It is no surprise that getting enough sleep is crucial to physical and mental health but lack of a certain type of sleep can significantly increase the risk for developing or worsening symptoms depression and anxiety.
Rapid Eye Movement or REM is a phase of sleep in which dreams are made and is important for a solid, restful night of sleep that repairs the body and mind. A lack of good REM sleep has long been associated with chronic insomnia as people with this problem often have restless REM sleep or wake up too frequently to reach that phase of deep rest.
Without this stage of sleep insomniacs are more likely to deal with some issues of anxiety and depression or even develop a disorder if they do not take measures to improve their sleep.
Processing Emotions During Deep Sleep
REM sleep is important for many reasons but previous studies have pointed to this stage of rest as the most likely candidate involved in the regulation of emotions. Researchers have found that while REM is occurring, key arousal hormones such as serotonin, adrenaline and dopamine are inactive.
This may indicate that during good REM sleep, the emotional impact of memories is properly processed and resolved. When REM sleep is disturbed or someone has restless REM, then they do not have the opportunity to work through the emotions of the day and emotional distress can start to accumulate.
Over time as emotional stress that has not been processed continues to accumulate it eventually leads to a vicious cycle of overarousal in which insomnia promotes distress and that stress in turn causes arousal and more ongoing insomnia.
Studying Sleep and Stress
Sleep is known to have five distinct phases which go from light sleep to deep sleep and then to REM sleep and those phases repeat themselves several times throughout the night.
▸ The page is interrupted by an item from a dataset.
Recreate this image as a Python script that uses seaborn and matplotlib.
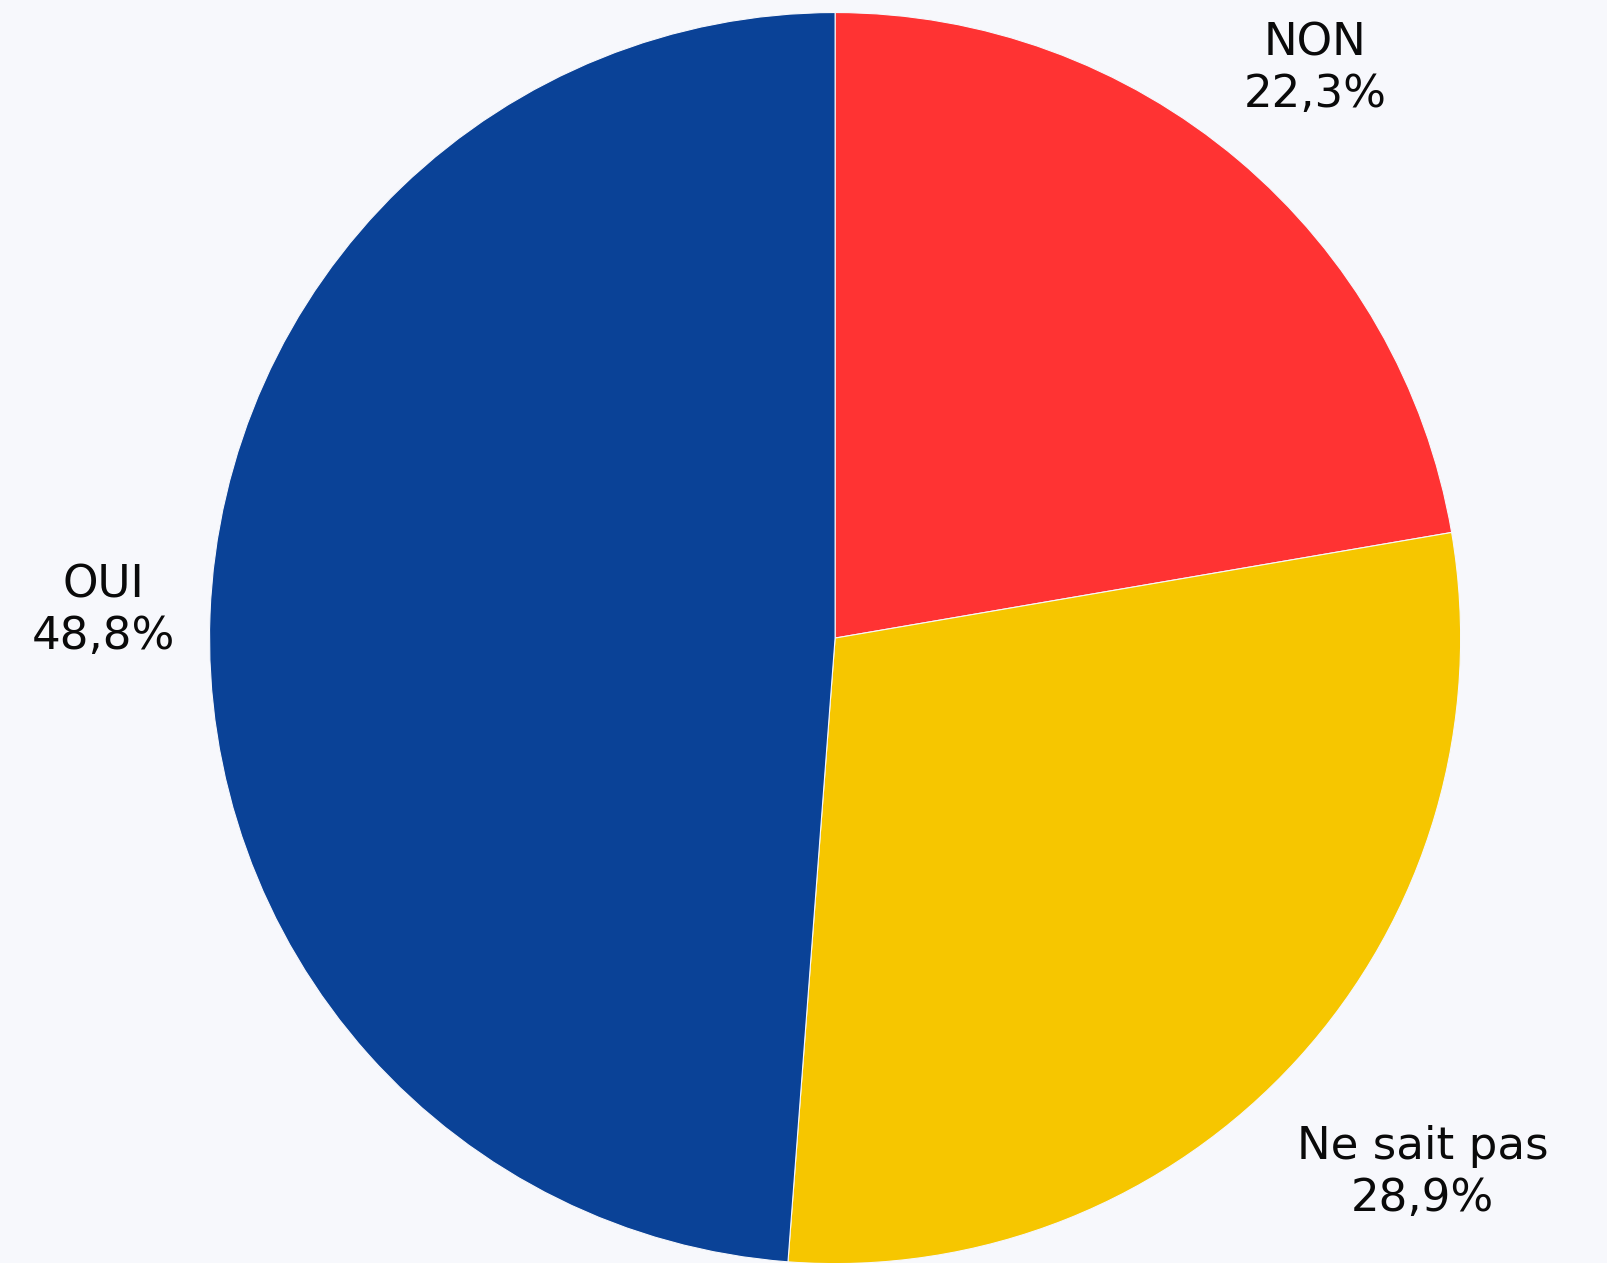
"""
Sondage — camembert OUI / NON / Ne sait pas
"""
import matplotlib
matplotlib.use("Agg")
import matplotlib.pyplot as plt
import numpy as np
import seaborn as sns

sns.set_theme(style="white")
plt.rcParams["font.family"] = ["DejaVu Sans"]

# données (ordre horaire depuis midi)
LABELS = ["NON", "Ne sait pas", "OUI"]
VALUES = [22.3, 28.9, 48.8]
COLORS = ["#FF3333", "#F6C600", "#0A4297"]

BG = "#F7F8FC"
LABEL_DIST = [1.19, 1.27, 1.17]   # distance du texte par part


def main():
    fig = plt.figure(figsize=(16.07, 12.63), dpi=100, facecolor=BG)
    ax = fig.add_axes([0, 0, 1, 1])
    ax.set_facecolor(BG)

    pal = sns.color_palette(COLORS)
    wedges, _ = ax.pie(VALUES, colors=pal, startangle=90, counterclock=False,
                       wedgeprops=dict(edgecolor=BG, linewidth=0.8))

    # étiquettes centrées sur l'angle médian de chaque part
    for w, lab, v, d in zip(wedges, LABELS, VALUES, LABEL_DIST):
        mid = np.deg2rad((w.theta1 + w.theta2) / 2)
        txt = f"{lab}\n{v:.1f}%".replace(".", ",")
        ax.text(d * np.cos(mid), d * np.sin(mid), txt, ha="center", va="center",
                fontsize=32.5, color="#0A0A0A", linespacing=1.25)

    # rayon 1 = 625 px, centre à (835, 638)
    ax.set_xlim(-1.335, 1.234)
    ax.set_ylim(-0.999, 1.020)
    ax.set_aspect("equal")
    ax.axis("off")

    fig.savefig("out.png", dpi=100, facecolor=BG)
    plt.close(fig)


if __name__ == "__main__":
    main()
During the REM phase people experience shallow breathing, rapid eye movement and a rise in heart rate and blood pressure.
This is also the phase where people experience dreams and the brain triggers centers that are critical to learning. A recent study was set up in order to explore the effects of REM sleep on emotional regulation.
Using a group of adults, half of whom had insomnia and half did not, researchers monitored their sleep and electrical brain wave activity. They also completed a questionnaire about their experiences with troubling nighttime thoughts.
The study concluded after comparing the two groups' brain activity and reports about nighttime stress that the more their REM sleep was disturbed the more they had trouble resolving emotional distress. As feelings of arousal built up for the adults in the study, the more trouble they had getting a restful night of sleep and entering the REM phase.
Although people with insomnia may already have feelings of anxiety or emotional distress, if they are not able to resolve their sleep issues they will be caught in a cycle. Depression and anxiety affect a person's ability to sleep and their lack of sleep can prevent them from processing their emotions in a way that can reduce their symptoms of stress.
The researchers in the study believe that possibly stabilizing REM sleep could help reduce emotional distress and develop a pattern of healthier sleep. More research needs to be conducted to determine if this or cognitive behavioral therapy might be the best solution. It is an important area of research as sleep and mood have a complex interrelationship especially among people suffering from a mental illness. The results of the study might help fuel further research that would explore the connection between anxiety and insomnia.